Semana passada, eu o encontro. O Rubens. Tá no plural porque certamente tem o dobro de sensibilidade humana do Rúben. Nos conhecemos incidentalmente numa troca de e-mails e nos reconhecemos amigos de primeira, entendendo um ao outro e partilhando afinidades. 23 anos, gosta de Machado de Assis e Saramago, colabora numa ONG que cuida de aidéticos, e na primeira mensagem se definiu como "baixista de uma banda de rock e ex-adventista". Uma das poucas pessoas com quem já tive prazer de falar sobre teologia, e aprender muito de maneira fácil. A semelhança com o personagem bíblico não está somente no nome, nem no fato dele ser um ser humano imperfeito, mas dado a fazer o bem. O Rubens também "deixou o grupo" porque sentiu que seus sentimentos eram diferentes dos demais. Ele foi atraído por um Homem que falava de amor, bondade e misericórdia, mas cuja doutrina incomodava aqueles que tinham se acomodado em apenas viver suas vidinhas, sem grandes mudanças ou comprometimentos com o próximo, ocupados em satisfazer seus instintos e conquistarem seu quinhão de poder. O Rubens que se apaixonou por Aquele Homem, também se desiludiu ao ver que seus próprios irmãos, criados pelo mesmo Pai, estavam a ponto de eliminar Este Homem do seu meio. Os irmãos de José ao menos tinham uma aversão descarada, estes aqui diziam adorar o Irmão a quem traíam. Toda vez que negavam o amor, esqueciam a misericórdia e preferiam seus próprios interesses à bondade, esses irmãos de Jesus O feriam um pouco e um pouco mais. Este Rubens aqui não conseguiu dissuadí-los de matarem, por seus erros e hipocrisias, a um Ser cujo maior sonho era salvar a todos eles. Mas se afastou do grupo, por não conseguir dominar seus sentimentos de frustração com o cristianismo que um dia idealizou. E eu fiquei cá pensando comigo mesma: e se um dia o Rubens resolver voltar? Será que ele encontrará os irmãos de Jesus - nós, que também nos dizemos seguidores - praticando o amor? Ou não vendo o Cristo Sonhador em nosso meio simplesmente dirá "e eu, para onde irei?"

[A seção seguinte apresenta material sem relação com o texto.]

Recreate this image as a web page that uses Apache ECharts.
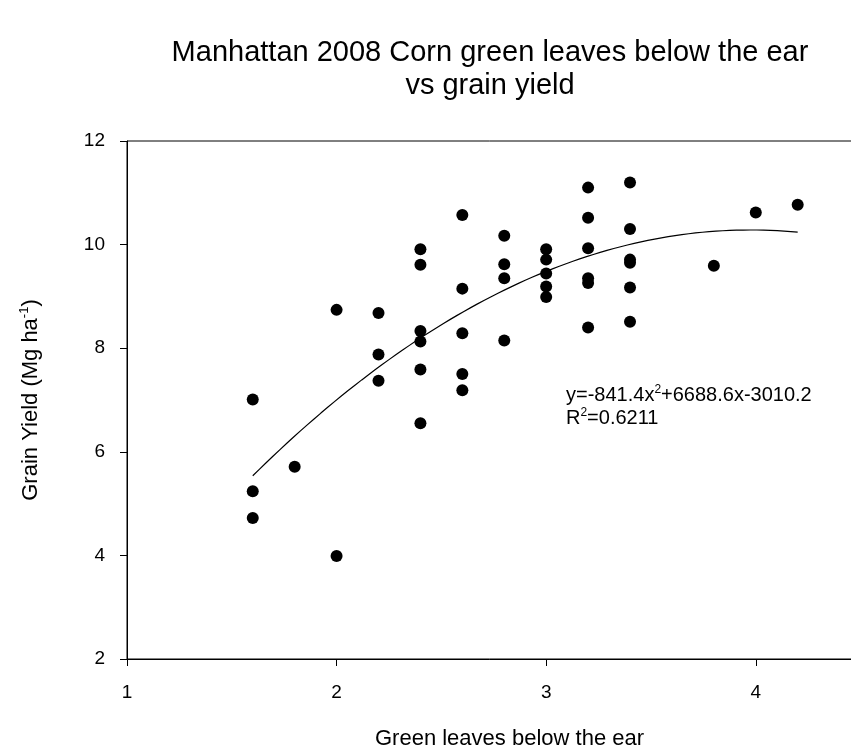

Essa dúvida me ocorreu enquanto eu lia o parágrafo abaixo, que eu transcrevo de um dos e-mails que trocamos, em que ele expõe com sinceridade sua visão sobre o cristianismo. Entrego-o para a meditação nu e cru, sem cortes, mas com alguns curativos.

"A maioria das pessoas que vão à Igreja não compreendem a essência da doutrina cristã. Em primeiro, acham que a palavra primordial é "não" . Não bebe, não fuma, não ouve música, não dança, não vai a determinados ambientes, não lê determinada literatura, não assiste determinados programas, não come determinadas comidas, não, não, não, não... E a essência do evangelho é a palavra amor. Percebe? Quando Jesus pregava, as pessoas se maravilhavam com a doutrina dele exatamente por isso. Ele pregava o amor, enquanto os religiosos da época pregavam a negação, o medo, o autoflagelo. E hoje ainda é igual. Sabe, existem dois instintos primitivos no homem, que existem em todos os outros animais : medo e ambição. Utilizando medo e ambição, você adestra um cachorro. Você ensina um exercício, se ele faz certo, ganha uma recompensa, se faz errado, ganha um castigo. E funciona! Com o homem é igual, e me cansa, e às vezes até me desilude ver tanta gente manipulada por esses dois instintos. Nunca acredite em alguém que apresenta a religião apenas como uma forma de ambição. "Aceite a Jesus e sua vida vai ser maravilhosa, próspera e cheia de felicidade e de quebra você vai pro céu" nem em quem diga "Se você não aceitar sua vida vai ser trágica, infeliz e de quebra você vai pro inferno." Ambição e medo, percebe? Instintos básicos. Mas a essência do evangelho é o amor, e isso não é nenhum instinto. É Divino. E é a única coisa capaz de nos tornar realmente livres, justos e felizes, porque somente amando é que imitamos Deus."

Só resta a mim olhar dentro dos seus olhos que nunca vi e pronunciar sobre a fé e a forma de amar dos que ele representa, a mesma bênção de Moisés: "Viva Rubens, e não morra; e não sejam poucos os seus homens". Deut. 33:6

Uma semana iluminada.
Luna

Um comentário:

Luciana Teixeira disse...

Ah, que bonitinho, dá pra ver que eu já tava xonada, né? kkkkkkk
Mas tirando a rasgação de seda, continuo concordando com ele. NA época recebi uns e-mails quebrando o pau nos argumentos do "ex-adventista convicto", mas eles só fizeram confirmar os argumentos expostos.